The sun was bright, the temperature completely comfortable, and no sign of a hurricane in the forecast for the 13th annual Water Mill Classic Car show to benefit the Water Mill Village Improvement Association last Saturday. The grounds of the Water Mill Green were packed with beautiful cars and motorcycles, a few classic trucks and other interesting sights. More than 500 spectators walked through the gate to see 100-plus cars on display.A fun aspect of this event is that it’s not only an exhibition, it’s a competition. The People’s Choice Award went to a beautiful red 1960 Ferrari 250 GT cabriolet, owned by Michael Nardy. The Committee’s Choice Award went to a gold 1974 Camaro Z28, owned by Jim Hatgistavroy. Other awards were:
Best Truck, Buzz Browne’s blue and gray Studebaker; Best Paint, Ted Lelle’s 1953 Chevrolet 210; Best Custom, Rocky Boler’s 1953 Mercury; Best Engine, Artie French’s Mercury; Best Convertible, R. Stokus’s 1954 Packard Caribbean; and Best Motorcycle, Tom Brennan’s Harley Davidson.

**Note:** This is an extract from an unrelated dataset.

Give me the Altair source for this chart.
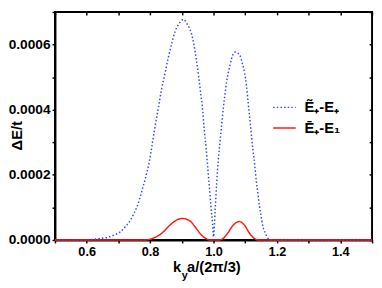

My personal favorite was the 1930 Ford convertible sedan, owned by Kevin Romeyk. And the story behind it was charming too. He told me that the car was owned by his neighbor when he was a kid and he helped restore it back then. He eventually bought the car to add to his collection.
It took a number of volunteers to make this happen, as well as a long list of sponsors. Since events like this cannot happen with the support of sponsors, please take note of those that helped out:
Albert Kemperle, Inc.; Lewis Blydenburg,in memory of “LOVON”; Buzz Chew Chevrolet; Coastal Farms; Cook, Maran & Associates; Core Dynamics; Corwith Farms; Corwith’s Auto Body, Inc.; Countryscapes Landscaping; Creative Design Landscaping; Deerfield Landscaping; Deerfield Millwork; Dermot Dolan, State Farm Agency; D.F. Electric; DQG Gutters; Dunkerley’s Office Products; Eastland Farms; the Edgerton-Warburton family; and Equine Dental Solutions.
Also, Paul and Helene Fagan; Fellingham’s; Anthony Fiorentino; Gallagher’s Automotive; Halsey Farm & Nursery; Halsey’s Green Thumb of Water Mill, Inc.; Hampton Coffee Company; Hampton Truck & Auto; Herrick Hardware; E.A.& H. Hildreth, Inc.; Innovative Turf Systems; Jeff Jones Construction; Jim Hagen Concrete Construction LLC; John David Rose Architect; Landscaping by Renner; Susan Lillywhite; Michael Longo; McNamara Associates; Michael Nardy; Nature’s Guardian; Nowedonah Landscaping; Nugent & Potter Inc.; Peter Barylski Landscapes, Inc.; The Raynor Group; Frank Ruppel; S&P Carting Service, Inc.; Southrifty Drug, Inc.; Strong Oil Co.; Suffolk Cement Products, Inc.; TLT Racetek; Evelyn and Henry Tureski; and the Wainscott Inn.
All proceeds of the event go to the Water Mill Village Improvement Association, the organization responsible for maintaining the hamlet green and the windmill that serves as the iconic entrance to our community.
Saturday was the first opportunity my family and I had to visit the Mecox cut and we were surprised by what we saw. I had heard that a “wall of sand” had been built up between the ocean and Mecox Bay in order to keep the cut closed, but didn’t envision what was actually there. Although I did not officially confirm this, sources that know such things told me it was likely done because the cut would not close naturally and was causing serious erosion to the beaches to the west.
It was quite interesting because the wall of sand is about 15 feet high and 20 feet deep and I cannot even estimate how wide the expanse is. Standing on the top affords a beautiful view of what is now a huge pond to the south, the ocean farther south, and the bay to the north.
In the ocean and bay on Saturday were several kiteboarders, some of whom appeared to be trying to jump the wall of sand from the bay to pond.